- South Africa / New Zealand
- Dates: 24 September – 15 October 2023
- Captains: Laura Wolvaardt / Sophie Devine

One Day International series
- Results: South Africa won the 3-match series 2–1
- Most runs: Laura Wolvaardt (198) / Amelia Kerr (210)
- Most wickets: Masabata Klaas (6) / Lea Tahuhu (5)
- Player of the series: Laura Wolvaardt (SA)

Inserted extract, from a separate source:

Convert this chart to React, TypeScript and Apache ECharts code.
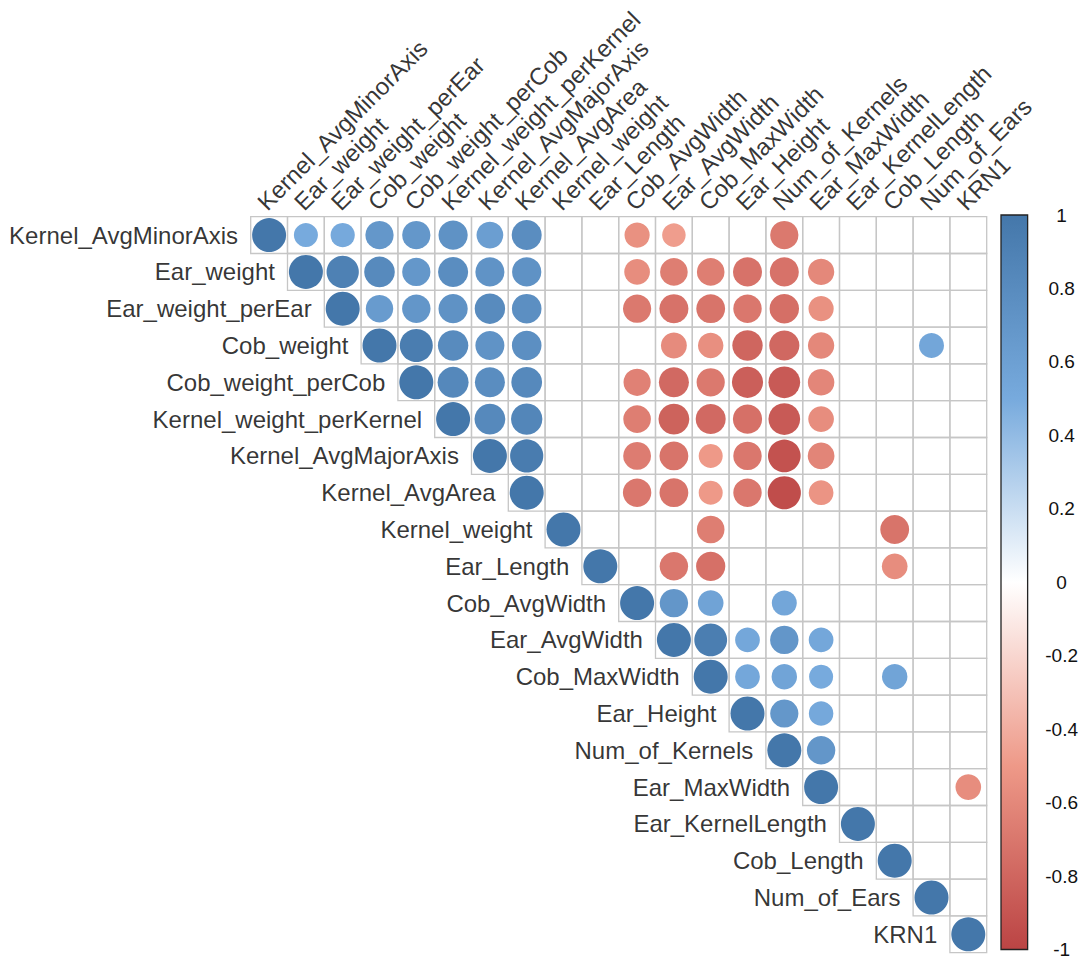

Twenty20 International series
- Results: 5-match series drawn 1–1
- Most runs: Suné Luus (81) / Amelia Kerr (134)
- Most wickets: Nadine de Klerk (4) Chloe Tyron (4) Masabata Klaas (4) / Molly Penfold (3)
- Player of the series: Amelia Kerr (NZ)

= New Zealand women's cricket team in South Africa in 2023–24 =

International cricket tour

The New Zealand women's cricket team toured South Africa in September and October 2023 to play three One Day International (ODI) and five Twenty20 International (T20I) matches. The ODI series formed part of the 2022–2025 ICC Women's Championship.

==Squads==

| South Africa | New Zealand |  |
|---|---|---|
| ODIs and T20Is | ODIs | T20Is |
| Laura Wolvaardt (c); Anneke Bosch; Tazmin Brits; Nadine de Klerk; Mieke de Ridder (wk); Lara Goodall; Sinalo Jafta (wk); Marizanne Kapp; Ayabonga Khaka; Masabata Klaas; Suné Luus; Nonkululeko Mlaba; Tumi Sekhukhune; Nondumiso Shangase; Chloe Tryon; Delmi Tucker; | Sophie Devine (c); Kate Anderson; Suzie Bates; Bernadine Bezuidenhout (wk); Eden Carson; Izzy Gaze (wk); Maddy Green (wk); Brooke Halliday; Fran Jonas; Amelia Kerr; Jess Kerr; Molly Penfold; Georgia Plimmer; Hannah Rowe; Lea Tahuhu; | Sophie Devine (c); Kate Anderson; Bella Armstrong; Suzie Bates; Bernadine Bezuidenhout (wk); Eden Carson; Izzy Gaze (wk); Maddy Green (wk); Brooke Halliday; Fran Jonas; Amelia Kerr; Jess Kerr; Molly Penfold; Georgia Plimmer; Hannah Rowe; Lea Tahuhu; |

Before the start of the series, New Zealand's Bernadine Bezuidenhout was ruled out of the tour after getting diagnosed with pericarditis and was replaced in New Zealand's T20I squad by Izzy Gaze.